RECORDED INFORMATION:
----------------
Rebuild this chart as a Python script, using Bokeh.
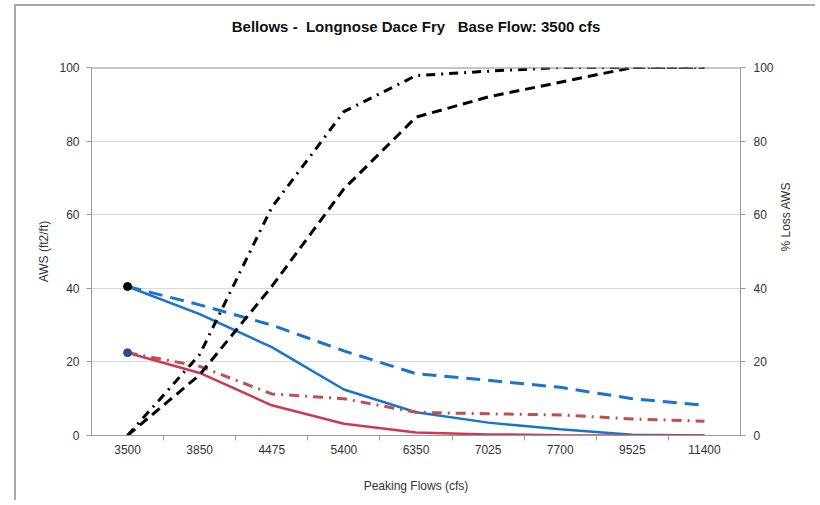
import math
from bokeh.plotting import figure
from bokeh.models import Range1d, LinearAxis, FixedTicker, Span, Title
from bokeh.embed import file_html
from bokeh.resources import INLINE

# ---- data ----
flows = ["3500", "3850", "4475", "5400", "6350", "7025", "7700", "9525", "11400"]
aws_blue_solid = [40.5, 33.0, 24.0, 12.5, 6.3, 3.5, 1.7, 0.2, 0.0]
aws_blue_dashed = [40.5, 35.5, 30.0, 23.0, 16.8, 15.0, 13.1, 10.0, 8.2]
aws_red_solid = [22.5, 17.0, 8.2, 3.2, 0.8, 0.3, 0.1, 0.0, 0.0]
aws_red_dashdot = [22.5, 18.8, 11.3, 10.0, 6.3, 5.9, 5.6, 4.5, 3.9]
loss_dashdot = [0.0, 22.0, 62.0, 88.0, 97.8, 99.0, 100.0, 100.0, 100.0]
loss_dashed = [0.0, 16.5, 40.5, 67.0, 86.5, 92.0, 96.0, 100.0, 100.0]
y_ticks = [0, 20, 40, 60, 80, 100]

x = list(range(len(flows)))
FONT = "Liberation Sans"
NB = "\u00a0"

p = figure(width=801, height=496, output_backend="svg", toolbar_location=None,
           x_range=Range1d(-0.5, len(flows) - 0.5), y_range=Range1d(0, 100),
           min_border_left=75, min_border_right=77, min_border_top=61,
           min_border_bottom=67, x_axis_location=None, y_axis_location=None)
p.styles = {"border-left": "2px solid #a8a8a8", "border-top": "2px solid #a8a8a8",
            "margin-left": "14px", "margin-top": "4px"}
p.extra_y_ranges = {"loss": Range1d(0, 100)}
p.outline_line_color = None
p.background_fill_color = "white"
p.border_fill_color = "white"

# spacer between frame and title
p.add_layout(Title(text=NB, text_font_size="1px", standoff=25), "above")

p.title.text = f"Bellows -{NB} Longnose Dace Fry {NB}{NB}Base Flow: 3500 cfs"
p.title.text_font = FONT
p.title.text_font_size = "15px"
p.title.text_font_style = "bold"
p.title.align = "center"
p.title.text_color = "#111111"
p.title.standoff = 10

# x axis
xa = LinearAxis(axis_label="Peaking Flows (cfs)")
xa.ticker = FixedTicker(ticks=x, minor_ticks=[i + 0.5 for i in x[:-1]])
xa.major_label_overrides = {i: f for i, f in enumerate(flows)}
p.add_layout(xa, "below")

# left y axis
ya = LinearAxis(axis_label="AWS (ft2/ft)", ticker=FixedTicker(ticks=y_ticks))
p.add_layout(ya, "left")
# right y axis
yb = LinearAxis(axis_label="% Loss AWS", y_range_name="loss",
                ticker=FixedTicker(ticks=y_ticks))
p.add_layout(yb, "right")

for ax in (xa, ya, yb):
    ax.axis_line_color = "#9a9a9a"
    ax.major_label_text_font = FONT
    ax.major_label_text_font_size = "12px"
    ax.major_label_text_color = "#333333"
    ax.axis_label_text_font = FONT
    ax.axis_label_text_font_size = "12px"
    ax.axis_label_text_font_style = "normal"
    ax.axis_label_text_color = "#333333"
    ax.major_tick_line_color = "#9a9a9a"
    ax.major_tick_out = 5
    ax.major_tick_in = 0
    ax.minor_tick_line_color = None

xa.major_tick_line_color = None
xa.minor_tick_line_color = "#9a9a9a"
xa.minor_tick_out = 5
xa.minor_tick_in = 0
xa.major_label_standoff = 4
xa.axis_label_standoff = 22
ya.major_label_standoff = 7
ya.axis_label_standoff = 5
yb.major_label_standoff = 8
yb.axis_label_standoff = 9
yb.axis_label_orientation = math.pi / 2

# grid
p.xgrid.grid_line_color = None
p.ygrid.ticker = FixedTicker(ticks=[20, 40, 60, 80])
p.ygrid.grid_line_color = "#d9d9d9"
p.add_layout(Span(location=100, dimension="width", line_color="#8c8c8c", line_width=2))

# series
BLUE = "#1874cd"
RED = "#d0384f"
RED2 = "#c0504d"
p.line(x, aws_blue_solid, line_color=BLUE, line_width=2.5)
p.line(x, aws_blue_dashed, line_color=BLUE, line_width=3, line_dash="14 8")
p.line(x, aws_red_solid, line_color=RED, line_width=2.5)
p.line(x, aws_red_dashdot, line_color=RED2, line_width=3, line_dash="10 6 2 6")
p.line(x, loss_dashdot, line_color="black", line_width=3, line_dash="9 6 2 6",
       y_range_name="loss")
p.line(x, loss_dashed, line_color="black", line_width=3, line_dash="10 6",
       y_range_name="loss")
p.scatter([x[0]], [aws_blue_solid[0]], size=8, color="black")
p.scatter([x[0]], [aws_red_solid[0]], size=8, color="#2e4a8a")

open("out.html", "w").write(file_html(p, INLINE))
----------------
WHAT IS ASKED:
Extract the lines exactly, please: the first line of the listing, the line with "y_ticks = [0, 20, 40, 60, 80, 100]", and every line between them, but no pictures.

RESPONSE:
Rebuild this chart as a Python script, using Bokeh.
import math
from bokeh.plotting import figure
from bokeh.models import Range1d, LinearAxis, FixedTicker, Span, Title
from bokeh.embed import file_html
from bokeh.resources import INLINE

# ---- data ----
flows = ["3500", "3850", "4475", "5400", "6350", "7025", "7700", "9525", "11400"]
aws_blue_solid = [40.5, 33.0, 24.0, 12.5, 6.3, 3.5, 1.7, 0.2, 0.0]
aws_blue_dashed = [40.5, 35.5, 30.0, 23.0, 16.8, 15.0, 13.1, 10.0, 8.2]
aws_red_solid = [22.5, 17.0, 8.2, 3.2, 0.8, 0.3, 0.1, 0.0, 0.0]
aws_red_dashdot = [22.5, 18.8, 11.3, 10.0, 6.3, 5.9, 5.6, 4.5, 3.9]
loss_dashdot = [0.0, 22.0, 62.0, 88.0, 97.8, 99.0, 100.0, 100.0, 100.0]
loss_dashed = [0.0, 16.5, 40.5, 67.0, 86.5, 92.0, 96.0, 100.0, 100.0]
y_ticks = [0, 20, 40, 60, 80, 100]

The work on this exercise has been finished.